Even if you didn’t use Windows Phone, you might find Square Home to be a refreshing change that enhances your workflow. The launcher puts a series of customizable tiles on your home screen, each representing an app shortcut, a widget, or some other sort of action. You can even treat a tile as a three-dimensional cube and store related shortcuts on each side — say, Google Drive on the front, then Docs, Sheets, and other productivity apps on the inner sides — and then swipe the cube in any direction to access the associated items.
Square Home has tons of options, including some that let you control exactly how your tiles appear — everything from the number of columns for the tiles to the size of icons and text within them and the color and style of backgrounds used for different blocks. It also allows you to create some potentially useful custom shortcuts beyond just the usual gestures. You can set certain actions to occur when your phone is set flat with its screen facing either up or down, for instance, or even when you shake your phone.
Square Home 3 is free with an optional $5 key for advanced features, options, and tile effects.
In short: If you miss the old Windows Phone interface or just like the idea of keeping everything you need in front of you and neatly organized in a geometrical manner, Square Home is your Android home screen answer.
Sometimes, the simplest solutions can be the most effective. That’s the idea behind Niagara Launcher, which works to strip away all the extraneous elements of an Android home screen and leave you only with fast and fuss-free tools to get where you need to go.
There’s not a heck of a lot to Niagara, and that’s kinda the point: The home screen’s main element is its vertical alphabet menu, which lets you quickly scroll or tap to find any app you need without any scanning around. In a nice ergonomic twist, you can swipe or tap the list from the left or the right side of your screen, too, making it convenient to access no matter how you hold your phone.
Beyond that, Niagara offers up direct shortcuts to your own custom-set selection of favorites — to the left of the scrolling list — along with a text-based app-searching system, a general Google Search shortcut, and a simple clock. And when you have a pending notification, Niagara puts it right on your home screen for easy and ergonomic access.
Niagara Launcher is free.
In short: If you don’t care about widgets or customization and want something super-minimalist and focused on optimal ergonomics, Niagara is an exceptional option worth considering.

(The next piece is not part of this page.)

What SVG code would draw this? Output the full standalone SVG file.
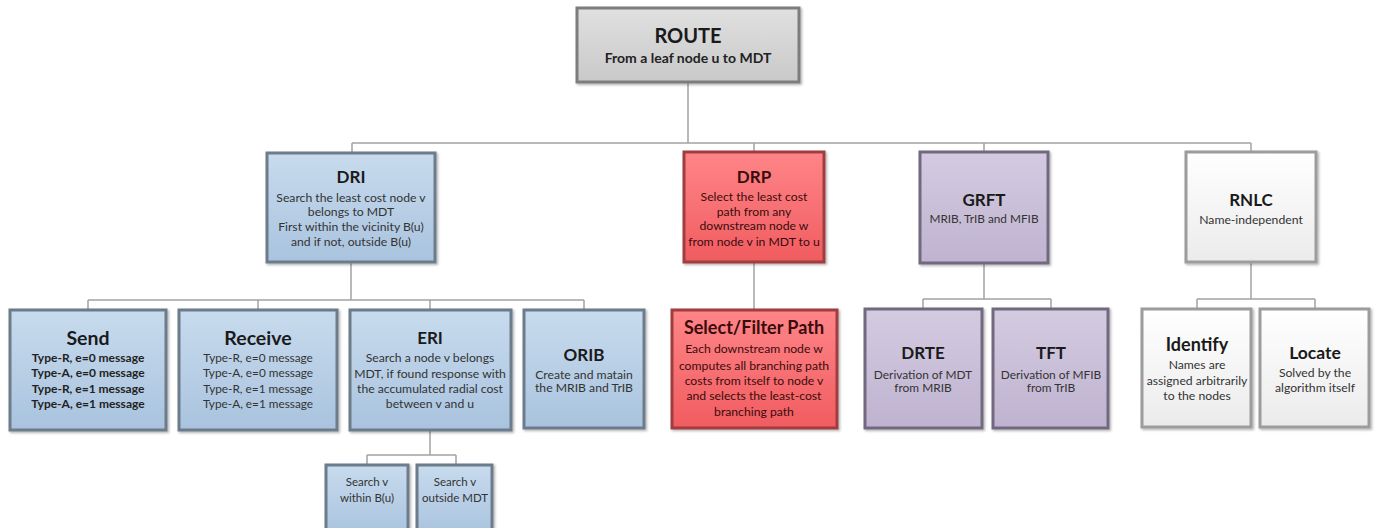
<svg xmlns="http://www.w3.org/2000/svg" width="1375" height="528" viewBox="0 0 1375 528">
  <defs>
    <linearGradient id="gGrey" x1="0" y1="0" x2="0" y2="1">
      <stop offset="0" stop-color="#e0e0e0"/>
      <stop offset="1" stop-color="#c9c9c9"/>
    </linearGradient>
    <linearGradient id="gBlue" x1="0" y1="0" x2="0" y2="1">
      <stop offset="0" stop-color="#c8dbee"/>
      <stop offset="1" stop-color="#a9c3de"/>
    </linearGradient>
    <linearGradient id="gRed" x1="0" y1="0" x2="0" y2="1">
      <stop offset="0" stop-color="#ff8588"/>
      <stop offset="1" stop-color="#f05c60"/>
    </linearGradient>
    <linearGradient id="gPurple" x1="0" y1="0" x2="0" y2="1">
      <stop offset="0" stop-color="#d4cbe1"/>
      <stop offset="1" stop-color="#bfb3d0"/>
    </linearGradient>
    <linearGradient id="gWhite" x1="0" y1="0" x2="0" y2="1">
      <stop offset="0" stop-color="#ffffff"/>
      <stop offset="1" stop-color="#ebebeb"/>
    </linearGradient>
    <filter id="shadow" x="-10%" y="-10%" width="125%" height="125%">
      <feDropShadow dx="1.5" dy="1.5" stdDeviation="1.2" flood-color="#000" flood-opacity="0.3"/>
    </filter>
  </defs>
  <style>
    text { font-family: Lato, "Open Sans", "Liberation Sans", sans-serif; text-anchor: middle; }
    .t { font-weight: bold; font-size: 17px; fill: #1a1a1a; }
    .s { font-size: 12.2px; fill: #333; }
    .sb { font-size: 12px; font-weight: bold; fill: #222; }
    .box { stroke-width: 3; filter: url(#shadow); }
    .grey { fill: url(#gGrey); stroke: #7d7d7d; }
    .blue { fill: url(#gBlue); stroke: #6c7b8b; }
    .red { fill: url(#gRed); stroke: #a03c3f; }
    .purple { fill: url(#gPurple); stroke: #716b7e; }
    .white { fill: url(#gWhite); stroke: #9c9c9c; }
    .warm text { fill: #3a0c0c; }
    .conn { fill: none; stroke: #a3a3a3; stroke-width: 1.5; }
  </style>

  <!-- connectors -->
  <g id="connectors" class="conn">
    <path d="M688 82 V143 M352 143 H1251 M352 143 V153 M754 143 V152 M984 143 V152 M1251 143 V152"/>
    <path d="M351 262 V300 M88 300 H584 M88 300 V310 M258 300 V310 M430 300 V310 M584 300 V310"/>
    <path d="M754 262 V310"/>
    <path d="M984 263 V299 M923 299 H1051 M923 299 V309 M1051 299 V309"/>
    <path d="M1251 262 V299 M1197 299 H1315 M1197 299 V309 M1315 299 V309"/>
    <path d="M430 430 V455 M367 455 H456 M367 455 V465 M456 455 V465"/>
  </g>

  <g id="route">
    <rect class="box grey" x="577" y="8" width="222" height="74"/>
    <text class="t" x="688" y="43" style="font-size:20px">ROUTE</text>
    <text class="sb" x="688" y="63" style="font-size:14px">From a leaf node u to MDT</text>
  </g>

  <g id="dri">
    <rect class="box blue" x="267" y="153" width="168" height="109"/>
    <text class="t" x="351" y="183">DRI</text>
    <text class="s" x="351" y="202">Search the least cost node v</text>
    <text class="s" x="351" y="216">belongs to MDT</text>
    <text class="s" x="351" y="231">First within the vicinity B(u)</text>
    <text class="s" x="351" y="246">and if not, outside B(u)</text>
  </g>

  <g id="drp" class="warm">
    <rect class="box red" x="684" y="152" width="140" height="110"/>
    <text class="t" x="754" y="183">DRP</text>
    <text class="s" x="754" y="201">Select the least cost</text>
    <text class="s" x="754" y="216">path from any</text>
    <text class="s" x="754" y="230">downstream node w</text>
    <text class="s" x="754" y="246">from node v in MDT to u</text>
  </g>

  <g id="grft">
    <rect class="box purple" x="920" y="152" width="128" height="111"/>
    <text class="t" x="984" y="206">GRFT</text>
    <text class="s" x="984" y="223" style="font-size:11.8px">MRIB, TrIB and MFIB</text>
  </g>

  <g id="rnlc">
    <rect class="box white" x="1186" y="152" width="130" height="110"/>
    <text class="t" x="1251" y="206">RNLC</text>
    <text class="s" x="1251" y="224">Name-independent</text>
  </g>

  <g id="send">
    <rect class="box blue" x="10" y="310" width="156" height="120"/>
    <text class="t" x="88" y="345" style="font-size:19.5px">Send</text>
    <text class="sb" x="88" y="362">Type-R, e=0 message</text>
    <text class="sb" x="88" y="377">Type-A, e=0 message</text>
    <text class="sb" x="88" y="393">Type-R, e=1 message</text>
    <text class="sb" x="88" y="408">Type-A, e=1 message</text>
  </g>

  <g id="receive">
    <rect class="box blue" x="179" y="310" width="158" height="120"/>
    <text class="t" x="258" y="345" style="font-size:19.5px">Receive</text>
    <text class="s" x="258" y="362" style="font-size:11.8px">Type-R, e=0 message</text>
    <text class="s" x="258" y="377" style="font-size:11.8px">Type-A, e=0 message</text>
    <text class="s" x="258" y="393" style="font-size:11.8px">Type-R, e=1 message</text>
    <text class="s" x="258" y="408" style="font-size:11.8px">Type-A, e=1 message</text>
  </g>

  <g id="eri">
    <rect class="box blue" x="350" y="310" width="161" height="120"/>
    <text class="t" x="430" y="344">ERI</text>
    <text class="s" x="430" y="362">Search a node v belongs</text>
    <text class="s" x="430" y="378">MDT, if found response with</text>
    <text class="s" x="430" y="393">the accumulated radial cost</text>
    <text class="s" x="430" y="408">between v and u</text>
  </g>

  <g id="orib">
    <rect class="box blue" x="524" y="310" width="120" height="118"/>
    <text class="t" x="584" y="361">ORIB</text>
    <text class="s" x="584" y="379">Create and matain</text>
    <text class="s" x="584" y="392">the MRIB and TrIB</text>
  </g>

  <g id="select-filter" class="warm">
    <rect class="box red" x="672" y="310" width="165" height="118"/>
    <text class="t" x="754" y="334" style="font-size:18px">Select/Filter Path</text>
    <text class="s" x="754" y="353">Each downstream node w</text>
    <text class="s" x="754" y="370">computes all branching path</text>
    <text class="s" x="754" y="385">costs from itself to node v</text>
    <text class="s" x="754" y="400">and selects the least-cost</text>
    <text class="s" x="754" y="416">branching path</text>
  </g>

  <g id="drte">
    <rect class="box purple" x="865" y="309" width="117" height="119"/>
    <text class="t" x="923" y="359">DRTE</text>
    <text class="s" x="923" y="379" style="font-size:11.9px">Derivation of MDT</text>
    <text class="s" x="923" y="392" style="font-size:11.9px">from MRIB</text>
  </g>

  <g id="tft">
    <rect class="box purple" x="993" y="309" width="115" height="119"/>
    <text class="t" x="1051" y="359">TFT</text>
    <text class="s" x="1051" y="379" style="font-size:11.9px">Derivation of MFIB</text>
    <text class="s" x="1051" y="392" style="font-size:11.9px">from TrIB</text>
  </g>

  <g id="identify">
    <rect class="box white" x="1142" y="309" width="109" height="118"/>
    <text class="t" x="1197" y="351" style="font-size:18px">Identify</text>
    <text class="s" x="1197" y="369">Names are</text>
    <text class="s" x="1197" y="385">assigned arbitrarily</text>
    <text class="s" x="1197" y="400">to the nodes</text>
  </g>

  <g id="locate">
    <rect class="box white" x="1260" y="309" width="109" height="118"/>
    <text class="t" x="1315" y="359" style="font-size:17.5px">Locate</text>
    <text class="s" x="1315" y="377">Solved by the</text>
    <text class="s" x="1315" y="392">algorithm itself</text>
  </g>

  <g id="search-within">
    <rect class="box blue" x="326" y="465" width="82" height="70"/>
    <text class="s" x="367" y="486" style="font-size:11.5px">Search v</text>
    <text class="s" x="367" y="502" style="font-size:11.5px">within B(u)</text>
  </g>

  <g id="search-outside">
    <rect class="box blue" x="417" y="465" width="75" height="70"/>
    <text class="s" x="455" y="486" style="font-size:11.5px">Search v</text>
    <text class="s" x="455" y="502" style="font-size:11.5px">outside MDT</text>
  </g>
</svg>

From minimalism to maximalism, the last launcher in our list is a longtime Android power-user favorite that provides you with every option under the sun. Nova Launcher starts you off with a simple blank slate and lets you set things up in any way you want, down to the tiniest of details.
It’s no exaggeration: Once you add whatever series of shortcuts, folders, and widgets you like to your home screen panels, you can peruse Nova’s settings to find intricate customizations for almost anything imaginable — ranging from the precise size of the font used for app names to the amount of padding between items, the level of transparency of the app drawer background, and even the style and speed of every animation and transition you see.
Beyond just the customization stuff, Nova has some seriously powerful possibilities for optimizing your home screen to any set of specifications. You can create a custom dark theme that makes various areas of your home screen easier on the eyes as soon as the sun goes down, you can create a variety of custom gestures for quickly accessing any apps or actions you need, and you can add in helpful shortcuts like one-tap commands for tasks like uninstalling or restarting apps on demand.
Nova Launcher is free with an optional $5 upgrade for certain advanced features.
In short: If you want complete control over every element of your home screen environment — and you know exactly what kind of effect you’re after — Nova Launcher’s got your name written all over it.